To take an example – by being late to the telephony party, large parts of Africa almost entirely avoided the need to build a giant broadband network of land lines and instead jumped straight to (newly available and cheap) mobile phone technology with internet access. According to the ITU, the ratio of mobile internet connections to fixed internet connections is ten times higher in Africa than the global average.
Not only has being late allowed Africa to avoid the huge cost and effort of building a new telecom network, it has also encouraged innovation. Now, rather than finding themselves ‘behind the curve’, African innovators are creating new curves thanks to an absence of legacy or large incumbent businesses to fight against. For example, Kenya pioneered mobile-money with M-PESA, which is now used by over two-thirds of the country’s adult population and has, in turn, powered numerous other start-ups around the country.
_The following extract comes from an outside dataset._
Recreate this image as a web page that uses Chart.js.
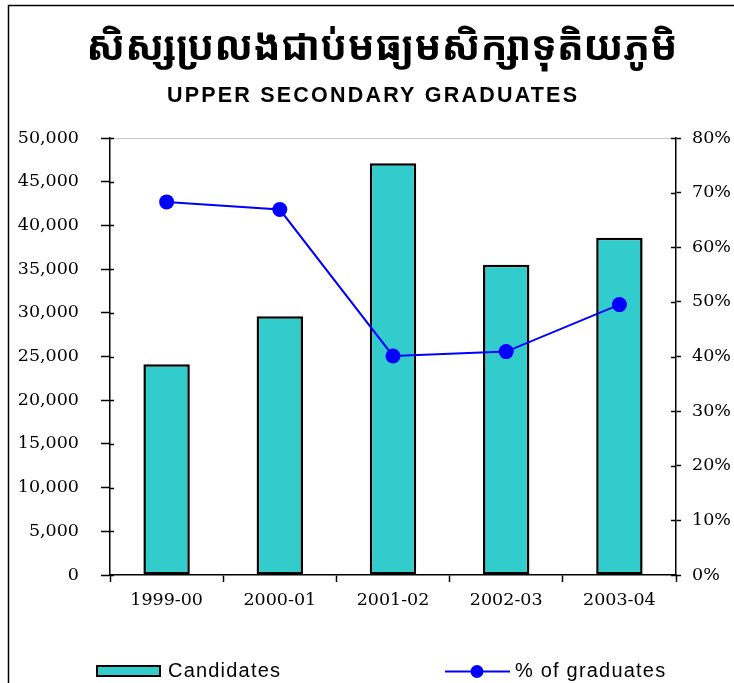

A little closer to our proverbial Financial Services home, we are beginning to see similar developments in our own banking sector. Without a messy legacy of disparate data sources and ageing technology stacks, challenger banks have been able to build services to suit their millennial customer appetites (mobile access, automated identity verification, immediate account opening and transfers, etc) and to configure their business model infrastructure to meet the operational and regulatory challenges of a digital world.
One final example to hammer home the point; Steve Jobs and Apple didn’t invent the MP3 player, the computer or the smartphone. However, Apple took those same products and ruthlessly focussed on the user experience, style, packaging and distribution channels. And it is this (rather than being first) which led to Apple becoming the biggest company in the world.
In a similar way, several of the financial services companies emerging today, armed with lessons learned from failed traditional business models and with the benefit of distributed, scalable, data-driven technologies, could well be poised to unseat some familiar names in our sector.
As Steve Jobs himself once said “You don’t Have to be the First, but You’ve Got to be the Best”.